**PROBLEM TO SOLVE:**
Can you write out all the lines word for word, with no pictures?

— Start —

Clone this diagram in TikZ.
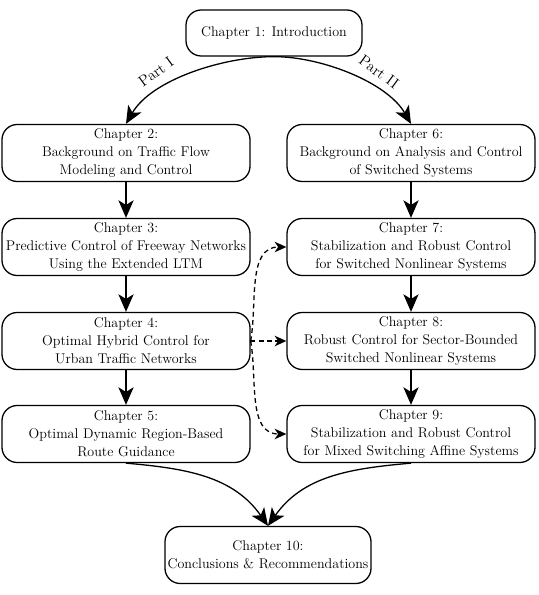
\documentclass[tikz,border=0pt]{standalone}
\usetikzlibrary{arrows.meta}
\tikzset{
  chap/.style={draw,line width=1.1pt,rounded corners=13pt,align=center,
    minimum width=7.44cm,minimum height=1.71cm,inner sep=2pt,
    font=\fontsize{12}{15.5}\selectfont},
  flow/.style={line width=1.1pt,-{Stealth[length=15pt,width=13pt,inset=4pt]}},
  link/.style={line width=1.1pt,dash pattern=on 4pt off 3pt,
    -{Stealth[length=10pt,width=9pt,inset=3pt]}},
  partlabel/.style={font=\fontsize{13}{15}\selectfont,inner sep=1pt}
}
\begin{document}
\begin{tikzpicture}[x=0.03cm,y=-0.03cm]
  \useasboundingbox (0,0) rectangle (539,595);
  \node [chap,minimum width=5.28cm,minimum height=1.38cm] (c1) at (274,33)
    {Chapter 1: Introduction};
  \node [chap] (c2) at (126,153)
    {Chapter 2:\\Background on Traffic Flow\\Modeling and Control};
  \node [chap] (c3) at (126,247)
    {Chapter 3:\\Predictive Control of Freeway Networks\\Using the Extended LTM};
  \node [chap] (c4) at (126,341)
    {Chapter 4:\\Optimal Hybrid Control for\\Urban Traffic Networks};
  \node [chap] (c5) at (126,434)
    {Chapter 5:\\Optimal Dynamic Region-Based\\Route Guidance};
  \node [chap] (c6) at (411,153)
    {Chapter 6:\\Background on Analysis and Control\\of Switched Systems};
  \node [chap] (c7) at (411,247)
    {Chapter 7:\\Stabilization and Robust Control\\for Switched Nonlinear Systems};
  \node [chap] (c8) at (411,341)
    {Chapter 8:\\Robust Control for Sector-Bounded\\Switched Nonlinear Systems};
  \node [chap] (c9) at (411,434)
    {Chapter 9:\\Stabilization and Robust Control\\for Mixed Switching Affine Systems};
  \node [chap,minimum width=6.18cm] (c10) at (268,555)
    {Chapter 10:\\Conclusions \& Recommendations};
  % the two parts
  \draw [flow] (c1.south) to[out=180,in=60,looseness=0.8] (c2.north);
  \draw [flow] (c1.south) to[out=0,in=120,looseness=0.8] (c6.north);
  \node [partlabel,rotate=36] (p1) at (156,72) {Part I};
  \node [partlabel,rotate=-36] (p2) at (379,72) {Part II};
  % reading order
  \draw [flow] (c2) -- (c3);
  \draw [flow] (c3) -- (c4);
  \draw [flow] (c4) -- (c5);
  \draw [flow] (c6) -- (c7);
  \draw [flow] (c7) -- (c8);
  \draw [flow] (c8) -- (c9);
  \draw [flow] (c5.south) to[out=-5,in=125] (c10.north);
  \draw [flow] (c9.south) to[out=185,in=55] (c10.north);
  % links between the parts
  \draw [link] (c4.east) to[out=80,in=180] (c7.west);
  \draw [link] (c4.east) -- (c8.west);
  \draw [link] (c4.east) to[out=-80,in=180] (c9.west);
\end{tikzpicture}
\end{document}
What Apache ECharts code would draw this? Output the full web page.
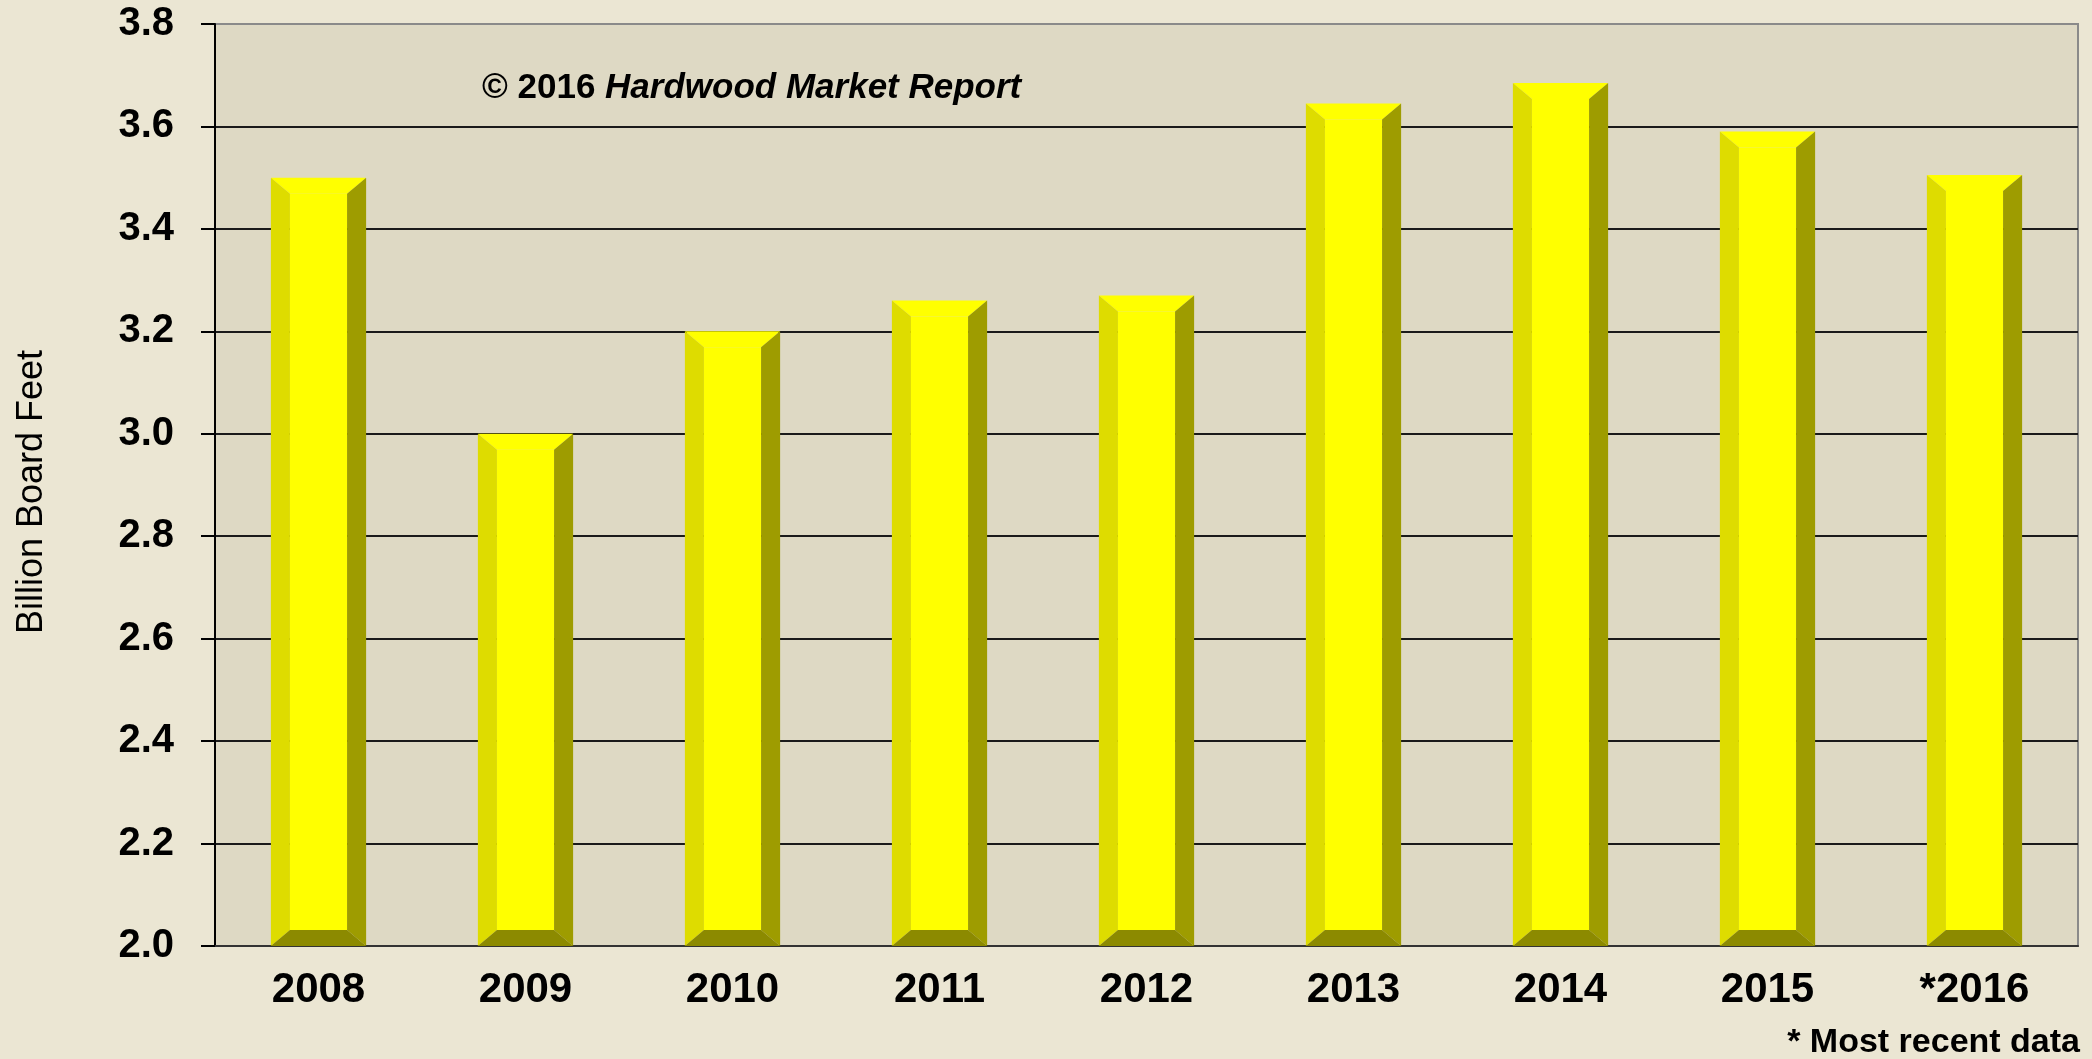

— End —

**REPLY:**
Clone this diagram in TikZ.
\documentclass[tikz,border=0pt]{standalone}
\usetikzlibrary{arrows.meta}
\tikzset{
  chap/.style={draw,line width=1.1pt,rounded corners=13pt,align=center,
    minimum width=7.44cm,minimum height=1.71cm,inner sep=2pt,
    font=\fontsize{12}{15.5}\selectfont},
  flow/.style={line width=1.1pt,-{Stealth[length=15pt,width=13pt,inset=4pt]}},
  link/.style={line width=1.1pt,dash pattern=on 4pt off 3pt,
    -{Stealth[length=10pt,width=9pt,inset=3pt]}},
  partlabel/.style={font=\fontsize{13}{15}\selectfont,inner sep=1pt}
}
\begin{document}
\begin{tikzpicture}[x=0.03cm,y=-0.03cm]
  \useasboundingbox (0,0) rectangle (539,595);
  \node [chap,minimum width=5.28cm,minimum height=1.38cm] (c1) at (274,33)
    {Chapter 1: Introduction};
  \node [chap] (c2) at (126,153)
    {Chapter 2:\\Background on Traffic Flow\\Modeling and Control};
  \node [chap] (c3) at (126,247)
    {Chapter 3:\\Predictive Control of Freeway Networks\\Using the Extended LTM};
  \node [chap] (c4) at (126,341)
    {Chapter 4:\\Optimal Hybrid Control for\\Urban Traffic Networks};
  \node [chap] (c5) at (126,434)
    {Chapter 5:\\Optimal Dynamic Region-Based\\Route Guidance};
  \node [chap] (c6) at (411,153)
    {Chapter 6:\\Background on Analysis and Control\\of Switched Systems};
  \node [chap] (c7) at (411,247)
    {Chapter 7:\\Stabilization and Robust Control\\for Switched Nonlinear Systems};
  \node [chap] (c8) at (411,341)
    {Chapter 8:\\Robust Control for Sector-Bounded\\Switched Nonlinear Systems};
  \node [chap] (c9) at (411,434)
    {Chapter 9:\\Stabilization and Robust Control\\for Mixed Switching Affine Systems};
  \node [chap,minimum width=6.18cm] (c10) at (268,555)
    {Chapter 10:\\Conclusions \& Recommendations};
  % the two parts
  \draw [flow] (c1.south) to[out=180,in=60,looseness=0.8] (c2.north);
  \draw [flow] (c1.south) to[out=0,in=120,looseness=0.8] (c6.north);
  \node [partlabel,rotate=36] (p1) at (156,72) {Part I};
  \node [partlabel,rotate=-36] (p2) at (379,72) {Part II};
  % reading order
  \draw [flow] (c2) -- (c3);
  \draw [flow] (c3) -- (c4);
  \draw [flow] (c4) -- (c5);
  \draw [flow] (c6) -- (c7);
  \draw [flow] (c7) -- (c8);
  \draw [flow] (c8) -- (c9);
  \draw [flow] (c5.south) to[out=-5,in=125] (c10.north);
  \draw [flow] (c9.south) to[out=185,in=55] (c10.north);
  % links between the parts
  \draw [link] (c4.east) to[out=80,in=180] (c7.west);
  \draw [link] (c4.east) -- (c8.west);
  \draw [link] (c4.east) to[out=-80,in=180] (c9.west);
\end{tikzpicture}
\end{document}
What Apache ECharts code would draw this? Output the full web page.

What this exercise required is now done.